In 1969, (I know, readers thought I was going to write “Stonewall,” but I am not!) I started student teaching with Florence Atu-Yarney and Ann Jo Carter. The two semesters I spent with them at Lincoln Junior and Senior High School were transformative in ways that I am still trying to untangle in my mind. Like many student teachers of the time, I was just 21 years old. Because it was during the Vietnam War, I even had a student who was several months older than me, staying in school until he finished or reached 22. But unlike most student teachers, I had two amazing cooperating teachers who were masterful at instruction, pedagogy, and social justice for the students we taught. It wasn’t so much that I was unfamiliar with these topics, but I had not witnessed them so completely integrated into a classroom before. Most days it felt like I needed a seat belt just to stay on board.

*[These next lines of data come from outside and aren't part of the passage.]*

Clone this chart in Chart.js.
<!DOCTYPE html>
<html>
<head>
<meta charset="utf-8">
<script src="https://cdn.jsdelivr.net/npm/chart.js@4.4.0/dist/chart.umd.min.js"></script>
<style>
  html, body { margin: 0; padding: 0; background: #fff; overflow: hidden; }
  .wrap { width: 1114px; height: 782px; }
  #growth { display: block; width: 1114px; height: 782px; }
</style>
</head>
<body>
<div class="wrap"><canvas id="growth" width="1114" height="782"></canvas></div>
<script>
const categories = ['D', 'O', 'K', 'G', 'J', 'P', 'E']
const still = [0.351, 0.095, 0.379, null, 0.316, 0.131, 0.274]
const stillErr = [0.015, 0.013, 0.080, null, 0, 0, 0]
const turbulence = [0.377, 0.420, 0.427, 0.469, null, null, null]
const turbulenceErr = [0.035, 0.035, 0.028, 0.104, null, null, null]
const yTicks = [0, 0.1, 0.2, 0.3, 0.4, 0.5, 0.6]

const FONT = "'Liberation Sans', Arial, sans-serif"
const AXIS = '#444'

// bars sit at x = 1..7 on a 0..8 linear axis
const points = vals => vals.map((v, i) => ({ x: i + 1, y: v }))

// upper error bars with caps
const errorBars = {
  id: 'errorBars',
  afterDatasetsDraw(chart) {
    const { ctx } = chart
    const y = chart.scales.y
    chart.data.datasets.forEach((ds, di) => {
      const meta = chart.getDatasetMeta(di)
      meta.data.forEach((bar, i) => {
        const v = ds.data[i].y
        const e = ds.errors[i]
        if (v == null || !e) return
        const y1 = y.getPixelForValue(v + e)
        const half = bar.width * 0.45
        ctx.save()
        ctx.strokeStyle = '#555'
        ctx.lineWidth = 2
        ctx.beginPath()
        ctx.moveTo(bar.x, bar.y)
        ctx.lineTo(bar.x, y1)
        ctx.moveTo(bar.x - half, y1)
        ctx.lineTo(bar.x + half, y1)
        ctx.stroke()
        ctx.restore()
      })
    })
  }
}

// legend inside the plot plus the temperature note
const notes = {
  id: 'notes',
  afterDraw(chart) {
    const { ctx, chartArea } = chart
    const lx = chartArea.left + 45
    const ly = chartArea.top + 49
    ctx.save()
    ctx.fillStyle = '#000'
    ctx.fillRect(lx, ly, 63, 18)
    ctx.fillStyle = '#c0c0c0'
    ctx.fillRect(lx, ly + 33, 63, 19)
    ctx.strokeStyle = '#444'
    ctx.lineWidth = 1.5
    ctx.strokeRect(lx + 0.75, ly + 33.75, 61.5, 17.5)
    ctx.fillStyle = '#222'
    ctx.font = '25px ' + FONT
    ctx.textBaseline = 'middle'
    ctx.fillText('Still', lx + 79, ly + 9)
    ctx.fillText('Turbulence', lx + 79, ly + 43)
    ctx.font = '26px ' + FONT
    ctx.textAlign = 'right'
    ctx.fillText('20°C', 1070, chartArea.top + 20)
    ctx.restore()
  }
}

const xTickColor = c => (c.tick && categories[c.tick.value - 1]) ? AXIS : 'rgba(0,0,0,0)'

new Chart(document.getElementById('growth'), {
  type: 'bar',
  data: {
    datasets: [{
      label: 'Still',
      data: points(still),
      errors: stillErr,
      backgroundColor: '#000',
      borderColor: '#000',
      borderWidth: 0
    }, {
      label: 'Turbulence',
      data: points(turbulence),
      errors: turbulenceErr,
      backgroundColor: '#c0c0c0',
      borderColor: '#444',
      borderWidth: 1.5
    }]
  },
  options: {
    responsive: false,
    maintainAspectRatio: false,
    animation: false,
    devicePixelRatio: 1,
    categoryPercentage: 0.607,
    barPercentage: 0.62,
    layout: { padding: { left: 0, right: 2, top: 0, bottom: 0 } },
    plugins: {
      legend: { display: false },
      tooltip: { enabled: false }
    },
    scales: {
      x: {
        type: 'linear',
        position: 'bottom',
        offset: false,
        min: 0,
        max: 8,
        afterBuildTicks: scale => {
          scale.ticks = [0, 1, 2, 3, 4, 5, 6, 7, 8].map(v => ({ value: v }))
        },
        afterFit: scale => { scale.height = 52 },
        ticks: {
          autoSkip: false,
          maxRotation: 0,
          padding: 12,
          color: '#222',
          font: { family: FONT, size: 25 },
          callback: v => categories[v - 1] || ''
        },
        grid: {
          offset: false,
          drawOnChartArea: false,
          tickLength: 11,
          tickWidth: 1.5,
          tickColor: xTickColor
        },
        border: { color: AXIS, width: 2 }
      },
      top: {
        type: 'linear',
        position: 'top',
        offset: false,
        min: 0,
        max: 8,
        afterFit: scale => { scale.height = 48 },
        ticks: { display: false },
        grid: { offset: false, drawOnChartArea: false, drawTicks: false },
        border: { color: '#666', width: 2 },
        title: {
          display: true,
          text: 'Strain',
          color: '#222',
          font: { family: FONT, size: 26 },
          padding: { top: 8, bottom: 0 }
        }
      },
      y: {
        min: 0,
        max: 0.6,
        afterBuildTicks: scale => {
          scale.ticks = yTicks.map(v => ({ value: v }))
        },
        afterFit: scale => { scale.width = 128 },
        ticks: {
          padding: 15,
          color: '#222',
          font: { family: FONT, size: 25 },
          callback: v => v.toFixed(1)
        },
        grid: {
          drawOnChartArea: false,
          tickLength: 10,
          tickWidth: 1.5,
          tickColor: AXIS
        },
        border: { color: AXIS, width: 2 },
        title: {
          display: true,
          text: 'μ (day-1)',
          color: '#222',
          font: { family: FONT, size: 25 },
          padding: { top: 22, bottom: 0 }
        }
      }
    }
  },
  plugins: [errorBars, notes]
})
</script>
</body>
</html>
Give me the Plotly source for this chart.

During that first year, I worked hard and learned from Ann Jo, Florence, Joyce Thompson, Roger Palay, some other teachers, and my students. I learned to teach and I learned the necessity of doing that with as much integrity as I can muster.
Since 1969, I have never stopped teaching. I have had titles like auctioneer, appraiser, Director of Education, Director of Residency Education, Administrator, President, Psychologist, CEO, Principle Investigator, Consultant, Instructor, Adjunct Faculty — but they all boil down to teacher.
So, it is fitting that I would end my tenure as Founding President and CEO of Diverse and Resilient, with gratitude for my teachers — those who taught me perseverance, friendship, how to be a man, generosity, fidelity, love, and kindness. It is also likely predictable that I would still use my final public words as leader of the agency to teach. In this case, I use social modeling and direct instruction to illustrate that gratitude requires full-out willingness to have a good cry in public. How else will people understand fully the measure of wonder one brings to the kindness they have shown?